We introduce and initiate the study of a new model of reductions called the random noise model. In this model, the truth table $T_f$ of the function $f$ is corrupted on a randomly chosen $\delta$-fraction of instances. A randomized algorithm $A$ is a $\left(t, \delta, 1-\varepsilon\right)$-recovery reduction for $f$ if: 1. With probability $1-\varepsilon$ over the choice of $\delta$-fraction corruptions, given access to the corrupted truth table, the algorithm $A$ computes $f(\phi)$ correctly with probability at least $2/3$ on every input $\phi$. 2. The algorithm $A$ runs in time $O(t)$. We believe this model, which is a natural relaxation of average-case complexity, both has practical motivations and is mathematically interesting. Pointing towards this, we show the existence of robust deterministic polynomial-time recovery reductions with the highest tolerable noise level for many of the canonical NP-complete problems - SAT, kSAT, kCSP, CLIQUE and more. Our recovery reductions are optimal for non-adaptive algorithms under complexity-theoretic assumptions. Notably, all our recovery reductions follow as corollaries of one black box algorithm based on group theory and permutation group algorithms. This suggests that recovery reductions in the random noise model are important to the study of the structure of NP-completeness. Furthermore, we establish recovery reductions with optimal parameters for Orthogonal Vectors and Parity $k$-Clique problems. These problems exhibit structural similarities to NP-complete problems, with Orthogonal Vectors admitting a $2^{0.5n}$-time reduction from kSAT on $n$ variables and Parity $k$-Clique, a subexponential-time reduction from 3SAT. This further highlights the relevance of our model to the study of NP-completeness.

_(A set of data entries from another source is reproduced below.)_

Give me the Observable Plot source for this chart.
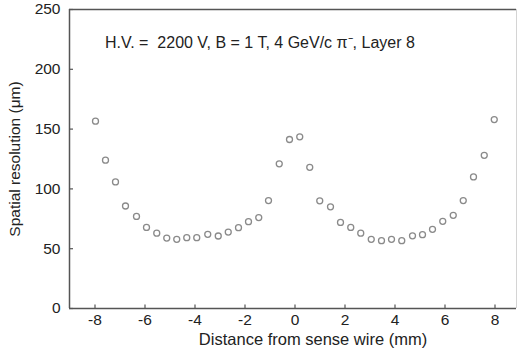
<!DOCTYPE html>
<html>
<head>
<meta charset="utf-8">
<script src="https://cdn.jsdelivr.net/npm/d3@7"></script>
<script src="https://cdn.jsdelivr.net/npm/@observablehq/plot@0.6"></script>
<style>
  html, body { margin: 0; padding: 0; background: #fff; }
  #chart svg { display: block; }
</style>
</head>
<body>
<div id="chart"></div>
<script>
// Distance from sense wire (mm)
const distance = [
  -7.98, -7.58, -7.18, -6.78, -6.34, -5.94, -5.53, -5.13, -4.73, -4.33,
  -3.93, -3.49, -3.07, -2.67, -2.26, -1.86, -1.45, -1.06, -0.63, -0.22,
   0.19,  0.59,  0.99,  1.42,  1.82,  2.23,  2.63,  3.05,  3.46,  3.86,
   4.27,  4.70,  5.10,  5.50,  5.91,  6.33,  6.73,  7.14,  7.57,  7.97
];
// Spatial resolution (µm)
const resolution = [
  156.6, 124.0, 105.8, 85.7, 77.0, 67.8, 63.0, 58.9, 57.8, 59.2,
   59.2,  62.0,  60.6, 63.9, 67.6, 72.6, 76.0, 90.2, 121.0, 141.3,
  143.5, 118.0,  90.0, 85.0, 72.0, 67.8, 63.0, 57.8, 56.7, 57.8,
   56.7,  60.8,  61.7, 66.2, 72.9, 77.9, 90.2, 110.0, 128.1, 158.0
];
const xTicks = [-8, -6, -4, -2, 0, 2, 4, 6, 8];
const yTicks = [0, 50, 100, 150, 200, 250];
const xDomain = [-9.02, 8.86];
const yDomain = [0, 250];
const annotation = [{x: -7.6, y: 222, label: "H.V. =\u00a0 2200 V, B = 1 T, 4 GeV/c \u03c0\u207b, Layer 8"}];
const xLabel = "Distance from sense wire (mm)";
const yLabel = "Spatial resolution (\u03bcm)";

const points = distance.map((d, i) => ({x: d, y: resolution[i]}));

const axisColor = "#555";
const textColor = "#222";

const chart = Plot.plot({
  width: 518,
  height: 355,
  marginLeft: 69,
  marginRight: 2,
  marginTop: 9,
  marginBottom: 47,
  style: {fontFamily: "'Liberation Sans', Arial, sans-serif", fontSize: "15px", color: textColor, background: "#fff"},
  x: {domain: xDomain},
  y: {domain: yDomain},
  marks: [
    // frame: left, bottom, top dark; right faint
    Plot.ruleX([xDomain[0]], {stroke: axisColor, strokeWidth: 1.5}),
    Plot.ruleY([yDomain[0], yDomain[1]], {stroke: axisColor, strokeWidth: 1.5}),
    Plot.ruleX([xDomain[1]], {stroke: "#d4d4d4", strokeWidth: 1}),
    Plot.ruleX(xTicks, {x: d => d, y1: yDomain[0], y2: 3, stroke: axisColor, strokeWidth: 1.2}),
    Plot.ruleY(yTicks, {y: d => d, x1: xDomain[0], x2: xDomain[0] + 0.16, stroke: axisColor, strokeWidth: 1.2}),
    Plot.axisX({ticks: xTicks, tickSize: 0, tickPadding: 5, fontSize: 15.5, fill: textColor,
      tickFormat: d => d < 0 ? "-" + Math.abs(d) : String(d),
      label: null}),
    Plot.text([xLabel], {text: d => d, frameAnchor: "bottom", dx: 20, dy: 36, fontSize: 16.5, fill: textColor}),
    Plot.axisY({ticks: yTicks, tickSize: 0, tickPadding: 9, fontSize: 15.5, fill: textColor,
      label: yLabel, labelAnchor: "center", labelArrow: "none", labelOffset: 61}),
    Plot.dot(points, {x: "x", y: "y", r: 3, stroke: "#8a8a8a", strokeWidth: 1.3, fill: "none"}),
    Plot.text(annotation, {x: "x", y: "y", text: "label", textAnchor: "start", fontSize: 16, fill: textColor})
  ]
});
document.getElementById("chart").appendChild(chart);
</script>
</body>
</html>
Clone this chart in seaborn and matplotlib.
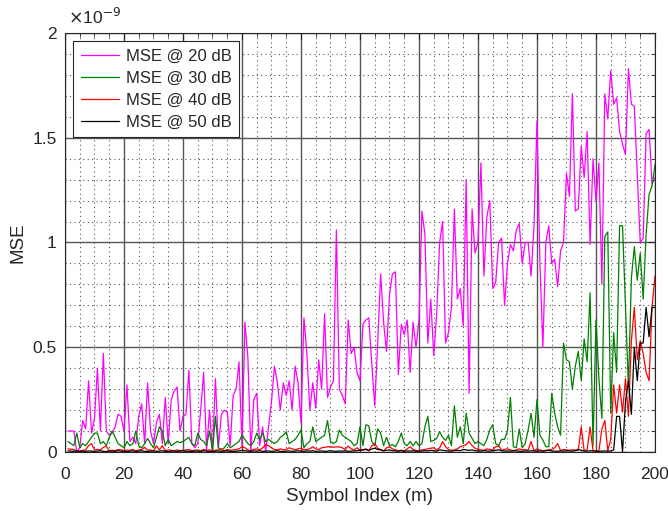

翻译：我们引入并初步研究了一种称为随机噪声模型的新归约模型。在该模型中，函数$f$的真值表$T_f$在随机选择的$\delta$比例实例上发生损坏。随机算法$A$是$f$的$\left(t, \delta, 1-\varepsilon\right)$-恢复归约，若满足：1. 在$\delta$比例损坏实例的选择上，以至少$1-\varepsilon$的概率，给定对损坏真值表的访问权限，算法$A$能在每个输入$\phi$上以至少$2/3$的概率正确计算$f(\phi)$；2. 算法$A$的运行时间为$O(t)$。我们认为这一模型作为平均情况复杂度的自然松弛，既具有实际动机，又在数学上富有意义。为此，我们证明了对于许多经典NP完全问题——SAT、kSAT、kCSP、CLIQUE等——存在具有最高可容忍噪声水平的鲁棒确定性多项式时间恢复归约。在复杂性理论假设下，我们的恢复归约对于非自适应算法是最优的。值得注意的是，所有恢复归约均可作为基于群论和置换群算法的单一黑盒算法的推论得出。这表明随机噪声模型中的恢复归约对于研究NP完全性的结构具有重要意义。此外，我们为正交向量问题和奇偶$k$-团问题建立了具有最优参数的恢复归约。这些问题与NP完全问题具有结构相似性：正交向量问题允许从$n$变量kSAT进行$2^{0.5n}$时间归约，而奇偶$k$-团问题允许从3SAT进行亚指数时间归约。这进一步凸显了我们的模型与NP完全性研究的相关性。